Although still far off from adoption, AI-powered tools like Quointec’s are becoming more common in the legal field. According to the ABA’s study, 10% of lawyers said their firms use AI-based technology tools, while 36% said they think AI tools will become mainstream in the legal profession in the next three to five years. Twenty-three percent also said it’s important they receive training in emerging tech, such as AI and blockchain.
So, it’s not surprising that both Much Shelist’s Blonder and Fox Rothschild’s Widman reported their firms are currently exploring AI. “The use of AI is just going to continue to grow, and I think it will be the major determinant as to where are we go and how we do things,” Blonder said. “How AI develops, and to the extent to which it is used to replace lawyers in doing various tasks will possibly be one of the greatest disruptors to the legal field.”
Though emerging technology is growing, Tarkowski said it will only take hold in the legal profession after a major reorientation when it comes to legal billing and cost structures.
“Technology cannibalizes billable hours — it takes hundreds of hours and distills it down to minutes and, ultimately, that’s not good for a law firm’s bottom line,” she said.
“But it’s better for our clients and I would rather they spend money with me doing the really hard stuff rather than the mundane and routine tasks that, frankly, AI is better-suited to handle.
“Though that might mean less money for the law firm in the short term, it’s a much better long-term value proposition for law firms and their clients.
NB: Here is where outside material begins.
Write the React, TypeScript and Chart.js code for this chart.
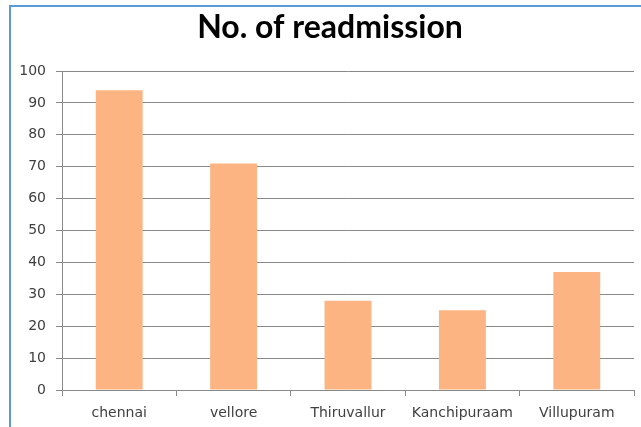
import React, { useEffect, useRef } from "react";
import { Chart, registerables } from "chart.js";

Chart.register(...registerables);

const titleText = "No. of readmission";
const categories = ["chennai", "vellore", "Thiruvallur", "Kanchipuraam", "Villupuram"];
const readmissions = [94, 71, 28, 25, 37];
const yMin = 0;
const yMax = 100;
const yStep = 10;

const framePlugin = {
  id: "frameAndTitle",
  beforeDraw(chart: any) {
    const ctx = chart.ctx;
    ctx.save();
    ctx.fillStyle = "#ffffff";
    ctx.fillRect(0, 0, chart.width, chart.height);
    ctx.strokeStyle = "#5B9BD5";
    ctx.lineWidth = 2;
    ctx.beginPath();
    ctx.moveTo(10, chart.height + 5);
    ctx.lineTo(10, 6);
    ctx.lineTo(chart.width + 5, 6);
    ctx.stroke();
    ctx.fillStyle = "#000000";
    ctx.font = "bold 32px Lato";
    ctx.textAlign = "center";
    ctx.textBaseline = "middle";
    ctx.fillText(titleText, 330, 28);
    ctx.restore();
  },
};

export default function App() {
  const ref = useRef<HTMLCanvasElement | null>(null);
  useEffect(() => {
    if (!ref.current) return;
    const chart = new Chart(ref.current, {
      type: "bar",
      data: {
        labels: categories,
        datasets: [
          {
            label: titleText,
            data: readmissions,
            backgroundColor: "#FCB482",
            borderWidth: 0,
            categoryPercentage: 1,
            barPercentage: 0.41,
          },
        ],
      },
      options: {
        animation: false,
        responsive: false,
        maintainAspectRatio: false,
        layout: { padding: { left: 0, right: 7, top: 71, bottom: 0 } },
        plugins: {
          legend: { display: false },
          tooltip: { enabled: false },
          title: { display: false },
        },
        scales: {
          x: {
            grid: {
              display: true,
              drawOnChartArea: false,
              drawTicks: true,
              tickLength: 6,
              color: "#898989",
              offset: true,
            },
            border: { display: true, color: "#898989", width: 1 },
            ticks: {
              color: "#404040",
              font: { family: "DejaVu Sans", size: 14 },
              padding: 9,
              maxRotation: 0,
              autoSkip: false,
            },
            afterFit(scale: any) {
              scale.height = 37;
            },
          },
          y: {
            min: yMin,
            max: yMax,
            grid: {
              color: "#898989",
              drawTicks: true,
              tickLength: 6,
            },
            border: { display: true, color: "#898989", width: 1 },
            ticks: {
              stepSize: yStep,
              color: "#404040",
              font: { family: "DejaVu Sans", size: 14 },
              padding: 10,
            },
            afterFit(scale: any) {
              scale.width = 62;
            },
          },
        },
      },
      plugins: [framePlugin],
    });
    return () => chart.destroy();
  }, []);
  return (
    <div style={{ position: "fixed", left: 0, top: 0, width: 641, height: 427, background: "#fff" }}>
      <canvas ref={ref} width={641} height={427} style={{ width: 641, height: 427, display: "block" }} />
    </div>
  );
}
And it shows that you’re not just out for a dollar, that you’re really looking out for the best interest of your clients. I think it’s a real gut-check moment for law firms to ask themselves, ‘Are you willing to cannibalize your revenue to meet your fiduciary obligation to your clients?’”
Though there is some resistance to emerging tech adoption, Ko said that AI will definitely have a huge impact inside the courtroom — so much so that he might be out of a job in the near future.
“AI will make wrangling exhibits a little bit easier. So, right now, what I do requires a lot of boring preparation and just organizational skills to get a case file electronically ready for court,” he said. “I can foresee AI speeding that up, so a human pushing buttons, listening to what the attorney is saying is not required. Maybe I become obsolete in five years.”
Though it may make his current job untenable, Ko said that emerging tech offers new opportunities that may not be immediately apparent.
“I think a lot of people are trying to sabotage advanced legal tech and trying to protect their current ways of making money,” he said. “I’m not a great businessman, but something that I’ve found that has worked for me over the years is that if you figure out how to help people solve problems, then the money will figure itself out. Maybe you do become obsolete, but you will hopefully be able to find a way to leverage the advancing technology to your advantage and find another way of making revenue.”